▸ STATED PROBLEM:
Skip the pictures and quote all of the lines exactly.
** begin SOURCE EXCERPT **
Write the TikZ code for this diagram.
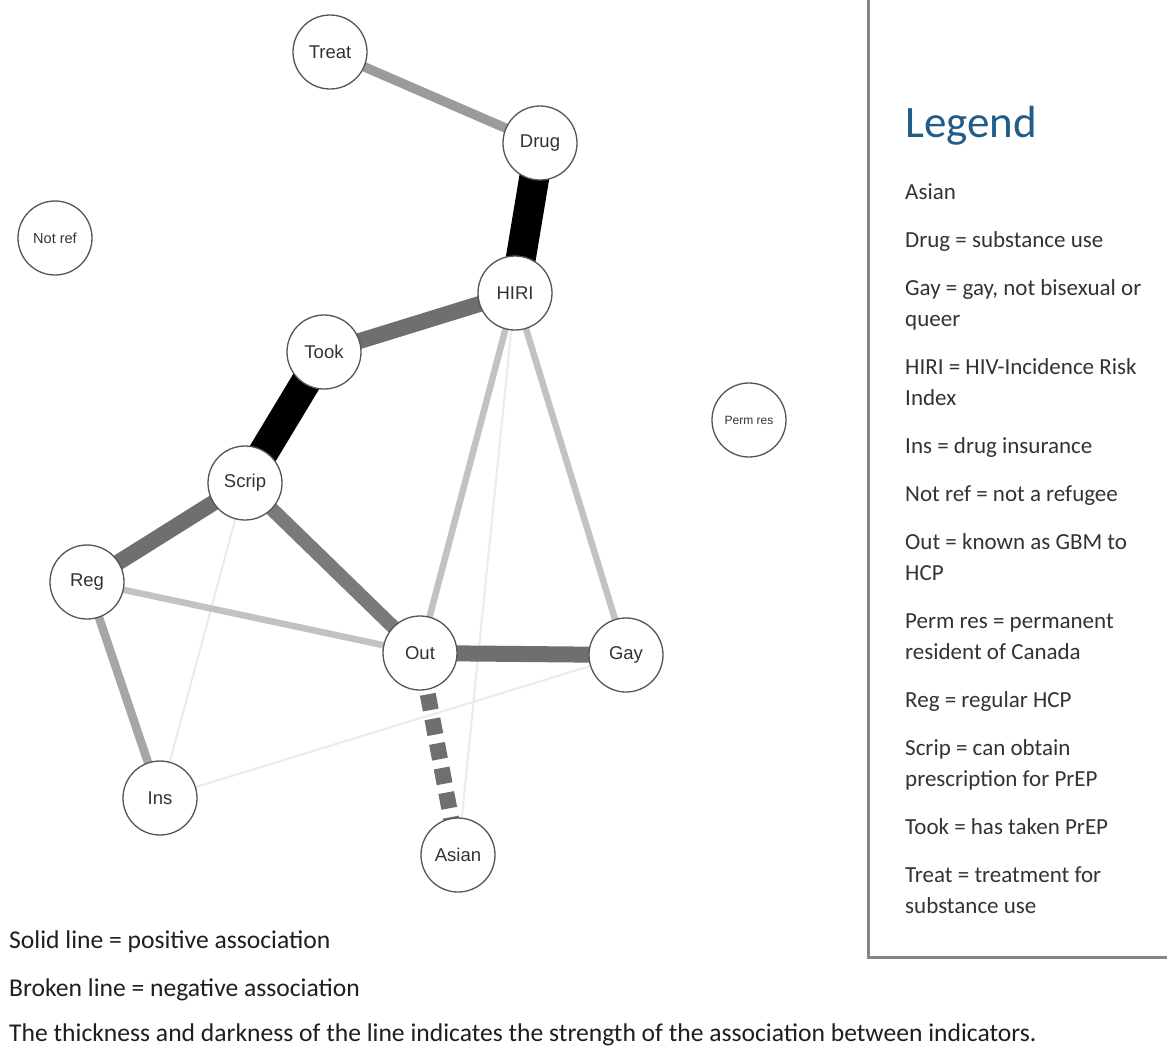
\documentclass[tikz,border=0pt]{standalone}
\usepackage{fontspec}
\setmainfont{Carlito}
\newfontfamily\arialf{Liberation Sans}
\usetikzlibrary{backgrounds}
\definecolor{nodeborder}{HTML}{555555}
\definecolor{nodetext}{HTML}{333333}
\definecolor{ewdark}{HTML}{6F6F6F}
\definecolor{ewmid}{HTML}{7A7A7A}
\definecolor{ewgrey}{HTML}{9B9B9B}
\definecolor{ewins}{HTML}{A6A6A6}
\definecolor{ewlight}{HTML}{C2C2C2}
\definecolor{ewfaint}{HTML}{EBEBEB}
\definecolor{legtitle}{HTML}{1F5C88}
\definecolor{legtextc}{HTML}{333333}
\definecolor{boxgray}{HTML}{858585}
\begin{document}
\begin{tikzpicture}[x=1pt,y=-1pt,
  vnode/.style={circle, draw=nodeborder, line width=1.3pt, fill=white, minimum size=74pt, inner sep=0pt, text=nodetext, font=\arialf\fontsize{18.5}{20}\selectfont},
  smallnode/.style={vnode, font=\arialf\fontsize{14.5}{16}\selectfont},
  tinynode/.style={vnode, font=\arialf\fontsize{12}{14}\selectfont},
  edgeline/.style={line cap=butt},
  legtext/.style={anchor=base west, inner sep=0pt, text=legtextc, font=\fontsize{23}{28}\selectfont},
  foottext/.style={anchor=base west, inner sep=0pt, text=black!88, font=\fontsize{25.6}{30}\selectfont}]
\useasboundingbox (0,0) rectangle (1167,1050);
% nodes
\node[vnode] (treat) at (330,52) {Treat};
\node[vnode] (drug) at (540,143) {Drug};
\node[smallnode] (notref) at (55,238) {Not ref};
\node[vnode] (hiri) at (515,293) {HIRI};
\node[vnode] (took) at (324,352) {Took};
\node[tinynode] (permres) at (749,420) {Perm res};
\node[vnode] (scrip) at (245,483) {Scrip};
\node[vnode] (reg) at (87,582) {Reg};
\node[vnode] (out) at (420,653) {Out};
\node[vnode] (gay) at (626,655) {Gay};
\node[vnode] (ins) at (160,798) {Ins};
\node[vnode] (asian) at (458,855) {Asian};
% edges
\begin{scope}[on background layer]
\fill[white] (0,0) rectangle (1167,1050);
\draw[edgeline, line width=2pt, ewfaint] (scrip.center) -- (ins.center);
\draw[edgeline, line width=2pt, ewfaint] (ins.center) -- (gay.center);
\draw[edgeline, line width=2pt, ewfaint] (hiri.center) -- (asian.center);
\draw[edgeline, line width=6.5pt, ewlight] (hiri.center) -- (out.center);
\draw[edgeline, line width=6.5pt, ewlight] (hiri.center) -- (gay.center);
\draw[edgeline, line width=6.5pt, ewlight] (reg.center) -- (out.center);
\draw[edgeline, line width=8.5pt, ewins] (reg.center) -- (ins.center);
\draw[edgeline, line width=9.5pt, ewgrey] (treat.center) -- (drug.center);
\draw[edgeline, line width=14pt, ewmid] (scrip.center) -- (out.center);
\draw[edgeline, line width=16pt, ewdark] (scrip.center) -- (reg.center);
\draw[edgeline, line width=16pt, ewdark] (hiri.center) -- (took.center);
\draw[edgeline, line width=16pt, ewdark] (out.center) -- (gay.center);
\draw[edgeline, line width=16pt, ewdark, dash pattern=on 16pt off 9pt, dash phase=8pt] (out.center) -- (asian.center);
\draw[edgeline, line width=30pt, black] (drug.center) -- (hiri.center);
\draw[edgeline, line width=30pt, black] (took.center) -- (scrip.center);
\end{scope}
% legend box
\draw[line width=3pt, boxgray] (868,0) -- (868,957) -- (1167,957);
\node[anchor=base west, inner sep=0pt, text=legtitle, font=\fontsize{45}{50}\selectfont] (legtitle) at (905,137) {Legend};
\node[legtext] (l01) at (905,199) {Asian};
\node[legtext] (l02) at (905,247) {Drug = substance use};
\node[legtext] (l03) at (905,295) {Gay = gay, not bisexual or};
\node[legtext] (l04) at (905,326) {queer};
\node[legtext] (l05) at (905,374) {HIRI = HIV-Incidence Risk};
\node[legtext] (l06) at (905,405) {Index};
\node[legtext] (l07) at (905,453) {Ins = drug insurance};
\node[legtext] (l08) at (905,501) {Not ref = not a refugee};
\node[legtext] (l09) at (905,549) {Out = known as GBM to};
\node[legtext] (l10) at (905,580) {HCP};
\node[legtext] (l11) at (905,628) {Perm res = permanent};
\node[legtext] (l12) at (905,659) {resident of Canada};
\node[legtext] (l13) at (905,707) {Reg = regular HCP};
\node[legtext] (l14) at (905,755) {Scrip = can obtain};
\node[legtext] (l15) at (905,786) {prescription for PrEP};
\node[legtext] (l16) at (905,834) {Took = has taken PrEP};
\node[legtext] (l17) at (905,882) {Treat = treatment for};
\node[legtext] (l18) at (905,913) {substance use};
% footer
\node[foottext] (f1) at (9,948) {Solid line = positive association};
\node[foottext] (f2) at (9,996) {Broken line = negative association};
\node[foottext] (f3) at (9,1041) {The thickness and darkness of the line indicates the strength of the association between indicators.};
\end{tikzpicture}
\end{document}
** end SOURCE EXCERPT **
▸ THE ANSWER:
Write the TikZ code for this diagram.
\documentclass[tikz,border=0pt]{standalone}
\usepackage{fontspec}
\setmainfont{Carlito}
\newfontfamily\arialf{Liberation Sans}
\usetikzlibrary{backgrounds}
\definecolor{nodeborder}{HTML}{555555}
\definecolor{nodetext}{HTML}{333333}
\definecolor{ewdark}{HTML}{6F6F6F}
\definecolor{ewmid}{HTML}{7A7A7A}
\definecolor{ewgrey}{HTML}{9B9B9B}
\definecolor{ewins}{HTML}{A6A6A6}
\definecolor{ewlight}{HTML}{C2C2C2}
\definecolor{ewfaint}{HTML}{EBEBEB}
\definecolor{legtitle}{HTML}{1F5C88}
\definecolor{legtextc}{HTML}{333333}
\definecolor{boxgray}{HTML}{858585}
\begin{document}
\begin{tikzpicture}[x=1pt,y=-1pt,
  vnode/.style={circle, draw=nodeborder, line width=1.3pt, fill=white, minimum size=74pt, inner sep=0pt, text=nodetext, font=\arialf\fontsize{18.5}{20}\selectfont},
  smallnode/.style={vnode, font=\arialf\fontsize{14.5}{16}\selectfont},
  tinynode/.style={vnode, font=\arialf\fontsize{12}{14}\selectfont},
  edgeline/.style={line cap=butt},
  legtext/.style={anchor=base west, inner sep=0pt, text=legtextc, font=\fontsize{23}{28}\selectfont},
  foottext/.style={anchor=base west, inner sep=0pt, text=black!88, font=\fontsize{25.6}{30}\selectfont}]
\useasboundingbox (0,0) rectangle (1167,1050);
% nodes
\node[vnode] (treat) at (330,52) {Treat};
\node[vnode] (drug) at (540,143) {Drug};
\node[smallnode] (notref) at (55,238) {Not ref};
\node[vnode] (hiri) at (515,293) {HIRI};
\node[vnode] (took) at (324,352) {Took};
\node[tinynode] (permres) at (749,420) {Perm res};
\node[vnode] (scrip) at (245,483) {Scrip};
\node[vnode] (reg) at (87,582) {Reg};
\node[vnode] (out) at (420,653) {Out};
\node[vnode] (gay) at (626,655) {Gay};
\node[vnode] (ins) at (160,798) {Ins};
\node[vnode] (asian) at (458,855) {Asian};
% edges
\begin{scope}[on background layer]
\fill[white] (0,0) rectangle (1167,1050);
\draw[edgeline, line width=2pt, ewfaint] (scrip.center) -- (ins.center);
\draw[edgeline, line width=2pt, ewfaint] (ins.center) -- (gay.center);
\draw[edgeline, line width=2pt, ewfaint] (hiri.center) -- (asian.center);
\draw[edgeline, line width=6.5pt, ewlight] (hiri.center) -- (out.center);
\draw[edgeline, line width=6.5pt, ewlight] (hiri.center) -- (gay.center);
\draw[edgeline, line width=6.5pt, ewlight] (reg.center) -- (out.center);
\draw[edgeline, line width=8.5pt, ewins] (reg.center) -- (ins.center);
\draw[edgeline, line width=9.5pt, ewgrey] (treat.center) -- (drug.center);
\draw[edgeline, line width=14pt, ewmid] (scrip.center) -- (out.center);
\draw[edgeline, line width=16pt, ewdark] (scrip.center) -- (reg.center);
\draw[edgeline, line width=16pt, ewdark] (hiri.center) -- (took.center);
\draw[edgeline, line width=16pt, ewdark] (out.center) -- (gay.center);
\draw[edgeline, line width=16pt, ewdark, dash pattern=on 16pt off 9pt, dash phase=8pt] (out.center) -- (asian.center);
\draw[edgeline, line width=30pt, black] (drug.center) -- (hiri.center);
\draw[edgeline, line width=30pt, black] (took.center) -- (scrip.center);
\end{scope}
% legend box
\draw[line width=3pt, boxgray] (868,0) -- (868,957) -- (1167,957);
\node[anchor=base west, inner sep=0pt, text=legtitle, font=\fontsize{45}{50}\selectfont] (legtitle) at (905,137) {Legend};
\node[legtext] (l01) at (905,199) {Asian};
\node[legtext] (l02) at (905,247) {Drug = substance use};
\node[legtext] (l03) at (905,295) {Gay = gay, not bisexual or};
\node[legtext] (l04) at (905,326) {queer};
\node[legtext] (l05) at (905,374) {HIRI = HIV-Incidence Risk};
\node[legtext] (l06) at (905,405) {Index};
\node[legtext] (l07) at (905,453) {Ins = drug insurance};
\node[legtext] (l08) at (905,501) {Not ref = not a refugee};
\node[legtext] (l09) at (905,549) {Out = known as GBM to};
\node[legtext] (l10) at (905,580) {HCP};
\node[legtext] (l11) at (905,628) {Perm res = permanent};
\node[legtext] (l12) at (905,659) {resident of Canada};
\node[legtext] (l13) at (905,707) {Reg = regular HCP};
\node[legtext] (l14) at (905,755) {Scrip = can obtain};
\node[legtext] (l15) at (905,786) {prescription for PrEP};
\node[legtext] (l16) at (905,834) {Took = has taken PrEP};
\node[legtext] (l17) at (905,882) {Treat = treatment for};
\node[legtext] (l18) at (905,913) {substance use};
% footer
\node[foottext] (f1) at (9,948) {Solid line = positive association};
\node[foottext] (f2) at (9,996) {Broken line = negative association};
\node[foottext] (f3) at (9,1041) {The thickness and darkness of the line indicates the strength of the association between indicators.};
\end{tikzpicture}
\end{document}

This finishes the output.